Taking required minimum distributions trigger income tax liability, and clients can minimize the RMD-related taxes they will owe in retirement by funnelling some of their retirement funds into a Roth account, according to this article on Morningstar. A Roth account is not subject to an RMD and withdrawals are exempt from income taxes. Retirees may also reduce their RMD-related taxes by making qualified charitable distribution, which allows them to make charitable donation directly from their IRA and avoid taxes on the withdrawn amount.
While retirement investors can check the fees they pay to their 401(k) manager, many participants are unaware that their middlemen are overcharging them, according to this article on Forbes. To avoid paying excessive fees in their 401(k) plans, clients should determine whether their employer absorbs the cost or pass it on to them.

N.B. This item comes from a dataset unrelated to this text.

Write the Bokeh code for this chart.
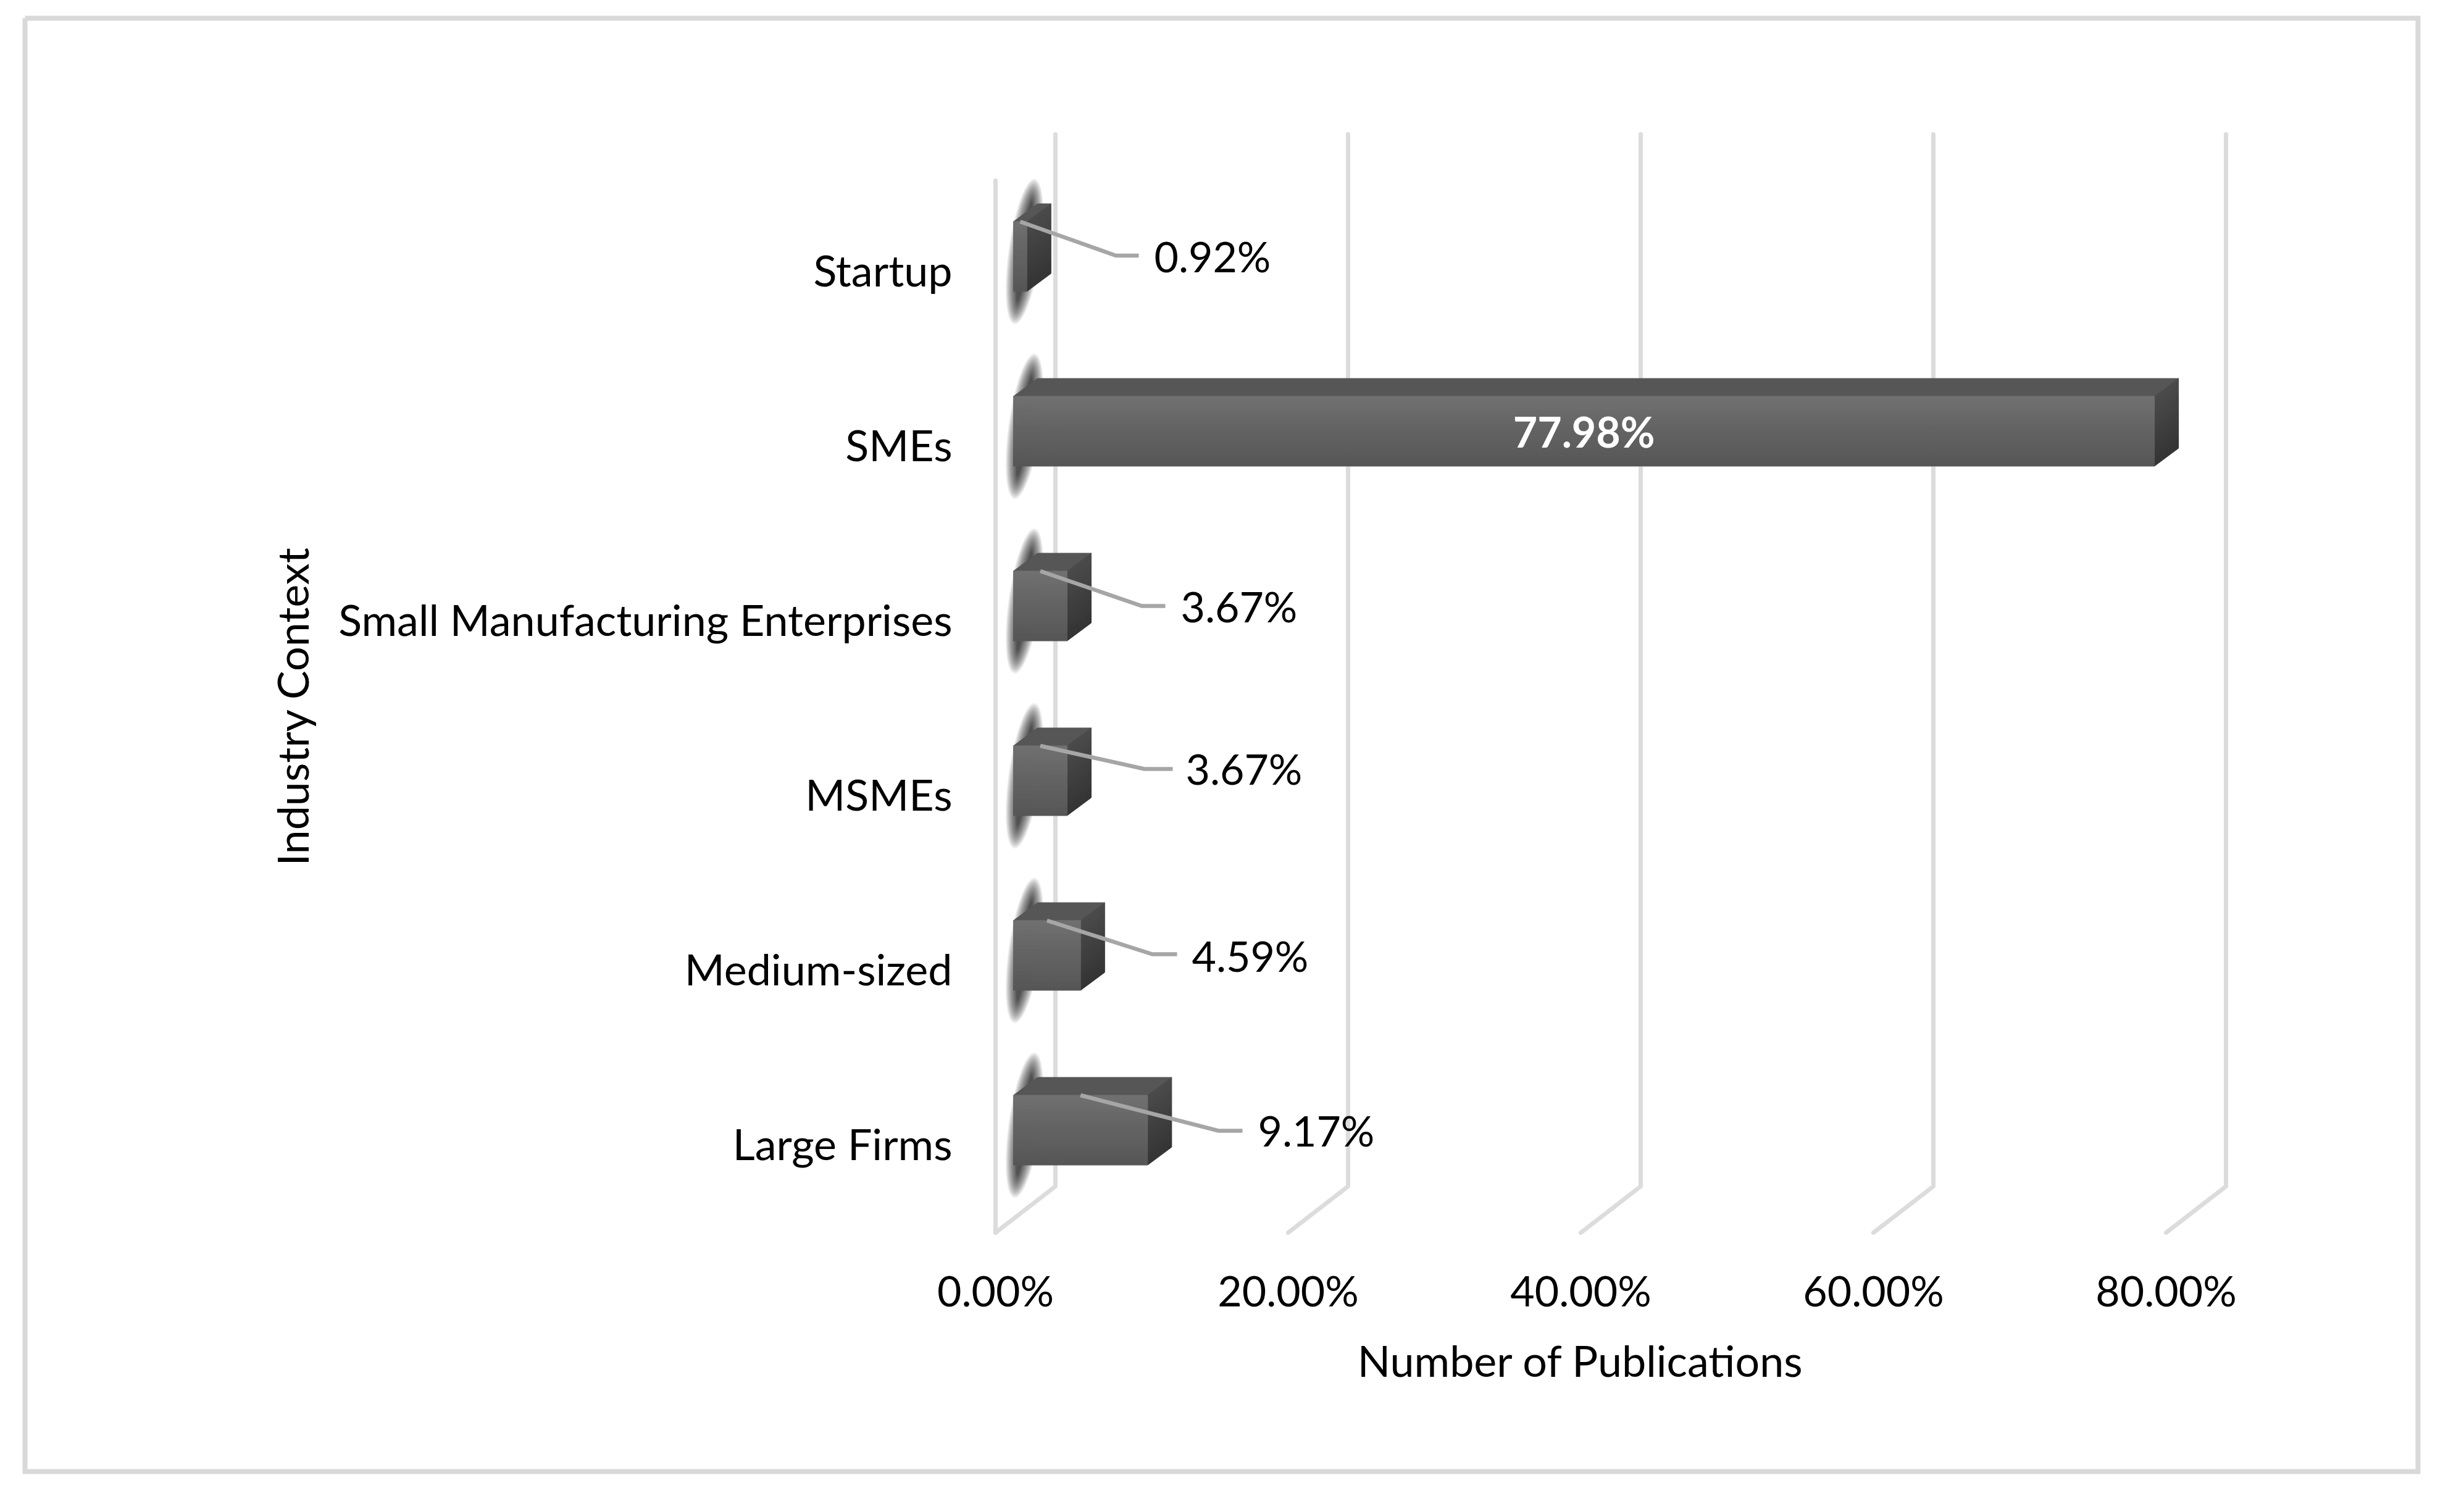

They should also determine what the costs are for and ask their employer if it has done an independent audit recently. 401(k) participants should pay "all-in” expenses not exceeding 1% of their balance, and check whether the employer receives a discount from the plan manager.
As of January 2016, retirees receive an average of $1,341 in Social Security benefits, but clients can increase their benefit value by delaying the benefit until they reach the age of 70, according to this article on MarketWatch. Filing for retirement benefits before the full retirement age could permanently reduce the monthly benefit payouts, while those who delay the benefit can expect 8% per year increase in their benefits. Deferring the benefit is highly recommended to married couples. “Doing so increases the amount that the couple receives a month as long as either spouse is still alive...," says an expert.
Singles who are getting close to retirement are advised to create a retirement plan that spans a longer time horizon and step up their efforts to save for the golden years, according to this article on Yahoo Finance. They should also invest their retirement funds, find a new meaning or sense of purpose, and determine their cash flow and expenses. Clients are advised to reduce the stock allocation in their portfolio, consider getting long-term care coverage and disability insurance, update their estate records, and identify possible sources of income in retirement.